:: SUPPLIED RECORDS ::
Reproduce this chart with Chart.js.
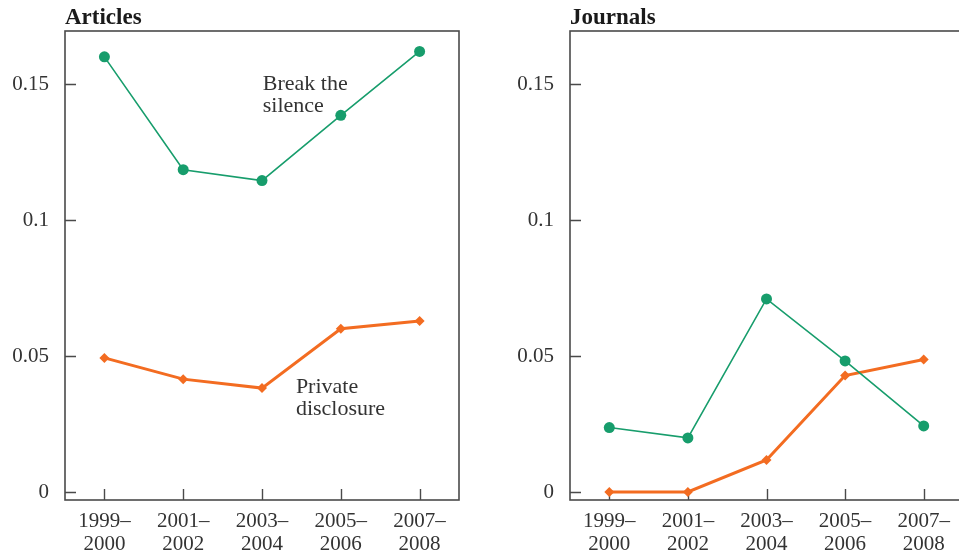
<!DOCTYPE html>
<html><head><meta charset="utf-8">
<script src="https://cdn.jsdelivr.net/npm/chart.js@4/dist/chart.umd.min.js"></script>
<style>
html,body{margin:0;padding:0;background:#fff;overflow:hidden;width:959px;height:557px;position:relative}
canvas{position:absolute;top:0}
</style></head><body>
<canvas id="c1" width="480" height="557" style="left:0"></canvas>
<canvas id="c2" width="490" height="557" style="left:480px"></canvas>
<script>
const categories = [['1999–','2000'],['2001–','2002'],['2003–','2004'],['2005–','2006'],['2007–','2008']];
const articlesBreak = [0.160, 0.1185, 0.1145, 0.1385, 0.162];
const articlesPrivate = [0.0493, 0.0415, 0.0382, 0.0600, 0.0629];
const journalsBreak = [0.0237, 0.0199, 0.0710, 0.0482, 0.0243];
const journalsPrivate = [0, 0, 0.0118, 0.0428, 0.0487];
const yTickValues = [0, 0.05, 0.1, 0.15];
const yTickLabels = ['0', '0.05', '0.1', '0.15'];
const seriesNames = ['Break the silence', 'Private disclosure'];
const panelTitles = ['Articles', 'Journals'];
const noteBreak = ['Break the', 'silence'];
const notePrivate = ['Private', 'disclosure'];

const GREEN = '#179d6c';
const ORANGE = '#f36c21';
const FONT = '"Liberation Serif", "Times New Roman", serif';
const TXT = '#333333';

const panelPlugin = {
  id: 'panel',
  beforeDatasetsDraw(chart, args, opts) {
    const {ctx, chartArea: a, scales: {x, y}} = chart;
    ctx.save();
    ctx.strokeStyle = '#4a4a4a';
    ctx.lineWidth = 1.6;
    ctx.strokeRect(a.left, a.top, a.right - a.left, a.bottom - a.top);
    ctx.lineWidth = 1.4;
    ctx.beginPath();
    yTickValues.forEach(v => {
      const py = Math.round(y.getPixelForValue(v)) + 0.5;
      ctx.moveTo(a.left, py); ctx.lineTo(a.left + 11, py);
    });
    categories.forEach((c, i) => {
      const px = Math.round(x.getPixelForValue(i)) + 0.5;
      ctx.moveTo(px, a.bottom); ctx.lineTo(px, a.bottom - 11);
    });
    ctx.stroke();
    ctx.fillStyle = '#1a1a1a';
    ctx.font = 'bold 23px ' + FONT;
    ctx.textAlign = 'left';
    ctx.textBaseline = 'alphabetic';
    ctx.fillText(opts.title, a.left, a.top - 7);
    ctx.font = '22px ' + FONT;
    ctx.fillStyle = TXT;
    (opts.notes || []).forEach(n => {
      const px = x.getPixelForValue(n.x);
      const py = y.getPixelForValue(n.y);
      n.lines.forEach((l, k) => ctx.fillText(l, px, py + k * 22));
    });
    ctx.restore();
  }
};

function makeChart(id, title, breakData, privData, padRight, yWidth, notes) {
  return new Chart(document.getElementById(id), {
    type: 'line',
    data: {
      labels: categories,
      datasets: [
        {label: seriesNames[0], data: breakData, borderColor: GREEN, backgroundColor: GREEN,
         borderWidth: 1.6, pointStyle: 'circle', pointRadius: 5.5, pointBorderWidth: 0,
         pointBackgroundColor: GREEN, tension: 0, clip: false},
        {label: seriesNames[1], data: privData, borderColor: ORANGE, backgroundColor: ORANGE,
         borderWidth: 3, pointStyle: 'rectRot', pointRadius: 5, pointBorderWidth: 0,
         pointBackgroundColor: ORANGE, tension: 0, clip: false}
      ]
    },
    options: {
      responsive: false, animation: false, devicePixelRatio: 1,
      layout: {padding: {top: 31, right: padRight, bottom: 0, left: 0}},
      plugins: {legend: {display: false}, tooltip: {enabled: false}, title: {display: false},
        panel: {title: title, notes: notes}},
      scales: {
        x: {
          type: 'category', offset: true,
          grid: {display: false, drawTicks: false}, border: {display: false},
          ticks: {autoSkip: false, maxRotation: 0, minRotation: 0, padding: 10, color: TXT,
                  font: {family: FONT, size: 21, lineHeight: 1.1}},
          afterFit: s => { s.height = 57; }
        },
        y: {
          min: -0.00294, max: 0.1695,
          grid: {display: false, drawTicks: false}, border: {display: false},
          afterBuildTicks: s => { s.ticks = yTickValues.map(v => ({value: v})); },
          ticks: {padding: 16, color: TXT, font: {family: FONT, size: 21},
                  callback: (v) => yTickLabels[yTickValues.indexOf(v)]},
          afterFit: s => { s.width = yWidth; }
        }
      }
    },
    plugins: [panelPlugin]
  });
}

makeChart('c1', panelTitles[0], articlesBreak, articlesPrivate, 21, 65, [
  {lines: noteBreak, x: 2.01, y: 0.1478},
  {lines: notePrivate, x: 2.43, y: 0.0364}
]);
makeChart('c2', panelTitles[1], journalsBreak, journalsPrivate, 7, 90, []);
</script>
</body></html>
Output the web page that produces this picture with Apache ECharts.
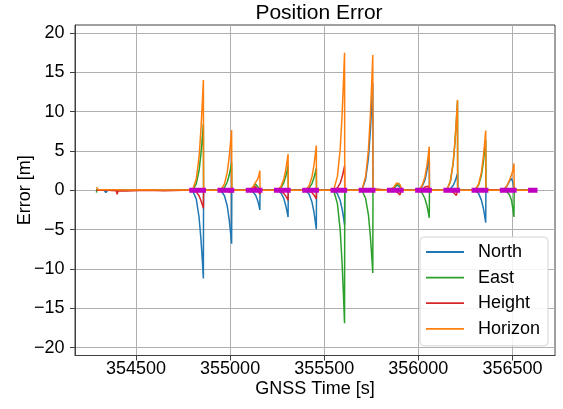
:::
■ **WHAT IS BEING ASKED**:
The records above should be reproduced exactly, with no pictures included.

■ **TASK ANSWER**:
Reproduce this chart with Chart.js.
<!DOCTYPE html>
<html><head><meta charset="utf-8">
<script src="https://cdn.jsdelivr.net/npm/chart.js@4/dist/chart.umd.min.js"></script>
<style>
html,body{margin:0;padding:0;background:#fff;overflow:hidden;width:959px;height:557px;position:relative}
canvas{position:absolute;top:0}
</style></head><body>
<canvas id="c1" width="480" height="557" style="left:0"></canvas>
<canvas id="c2" width="490" height="557" style="left:480px"></canvas>
<script>
const categories = [['1999–','2000'],['2001–','2002'],['2003–','2004'],['2005–','2006'],['2007–','2008']];
const articlesBreak = [0.160, 0.1185, 0.1145, 0.1385, 0.162];
const articlesPrivate = [0.0493, 0.0415, 0.0382, 0.0600, 0.0629];
const journalsBreak = [0.0237, 0.0199, 0.0710, 0.0482, 0.0243];
const journalsPrivate = [0, 0, 0.0118, 0.0428, 0.0487];
const yTickValues = [0, 0.05, 0.1, 0.15];
const yTickLabels = ['0', '0.05', '0.1', '0.15'];
const seriesNames = ['Break the silence', 'Private disclosure'];
const panelTitles = ['Articles', 'Journals'];
const noteBreak = ['Break the', 'silence'];
const notePrivate = ['Private', 'disclosure'];

const GREEN = '#179d6c';
const ORANGE = '#f36c21';
const FONT = '"Liberation Serif", "Times New Roman", serif';
const TXT = '#333333';

const panelPlugin = {
  id: 'panel',
  beforeDatasetsDraw(chart, args, opts) {
    const {ctx, chartArea: a, scales: {x, y}} = chart;
    ctx.save();
    ctx.strokeStyle = '#4a4a4a';
    ctx.lineWidth = 1.6;
    ctx.strokeRect(a.left, a.top, a.right - a.left, a.bottom - a.top);
    ctx.lineWidth = 1.4;
    ctx.beginPath();
    yTickValues.forEach(v => {
      const py = Math.round(y.getPixelForValue(v)) + 0.5;
      ctx.moveTo(a.left, py); ctx.lineTo(a.left + 11, py);
    });
    categories.forEach((c, i) => {
      const px = Math.round(x.getPixelForValue(i)) + 0.5;
      ctx.moveTo(px, a.bottom); ctx.lineTo(px, a.bottom - 11);
    });
    ctx.stroke();
    ctx.fillStyle = '#1a1a1a';
    ctx.font = 'bold 23px ' + FONT;
    ctx.textAlign = 'left';
    ctx.textBaseline = 'alphabetic';
    ctx.fillText(opts.title, a.left, a.top - 7);
    ctx.font = '22px ' + FONT;
    ctx.fillStyle = TXT;
    (opts.notes || []).forEach(n => {
      const px = x.getPixelForValue(n.x);
      const py = y.getPixelForValue(n.y);
      n.lines.forEach((l, k) => ctx.fillText(l, px, py + k * 22));
    });
    ctx.restore();
  }
};

function makeChart(id, title, breakData, privData, padRight, yWidth, notes) {
  return new Chart(document.getElementById(id), {
    type: 'line',
    data: {
      labels: categories,
      datasets: [
        {label: seriesNames[0], data: breakData, borderColor: GREEN, backgroundColor: GREEN,
         borderWidth: 1.6, pointStyle: 'circle', pointRadius: 5.5, pointBorderWidth: 0,
         pointBackgroundColor: GREEN, tension: 0, clip: false},
        {label: seriesNames[1], data: privData, borderColor: ORANGE, backgroundColor: ORANGE,
         borderWidth: 3, pointStyle: 'rectRot', pointRadius: 5, pointBorderWidth: 0,
         pointBackgroundColor: ORANGE, tension: 0, clip: false}
      ]
    },
    options: {
      responsive: false, animation: false, devicePixelRatio: 1,
      layout: {padding: {top: 31, right: padRight, bottom: 0, left: 0}},
      plugins: {legend: {display: false}, tooltip: {enabled: false}, title: {display: false},
        panel: {title: title, notes: notes}},
      scales: {
        x: {
          type: 'category', offset: true,
          grid: {display: false, drawTicks: false}, border: {display: false},
          ticks: {autoSkip: false, maxRotation: 0, minRotation: 0, padding: 10, color: TXT,
                  font: {family: FONT, size: 21, lineHeight: 1.1}},
          afterFit: s => { s.height = 57; }
        },
        y: {
          min: -0.00294, max: 0.1695,
          grid: {display: false, drawTicks: false}, border: {display: false},
          afterBuildTicks: s => { s.ticks = yTickValues.map(v => ({value: v})); },
          ticks: {padding: 16, color: TXT, font: {family: FONT, size: 21},
                  callback: (v) => yTickLabels[yTickValues.indexOf(v)]},
          afterFit: s => { s.width = yWidth; }
        }
      }
    },
    plugins: [panelPlugin]
  });
}

makeChart('c1', panelTitles[0], articlesBreak, articlesPrivate, 21, 65, [
  {lines: noteBreak, x: 2.01, y: 0.1478},
  {lines: notePrivate, x: 2.43, y: 0.0364}
]);
makeChart('c2', panelTitles[1], journalsBreak, journalsPrivate, 7, 90, []);
</script>
</body></html>
Output the web page that produces this picture with Apache ECharts.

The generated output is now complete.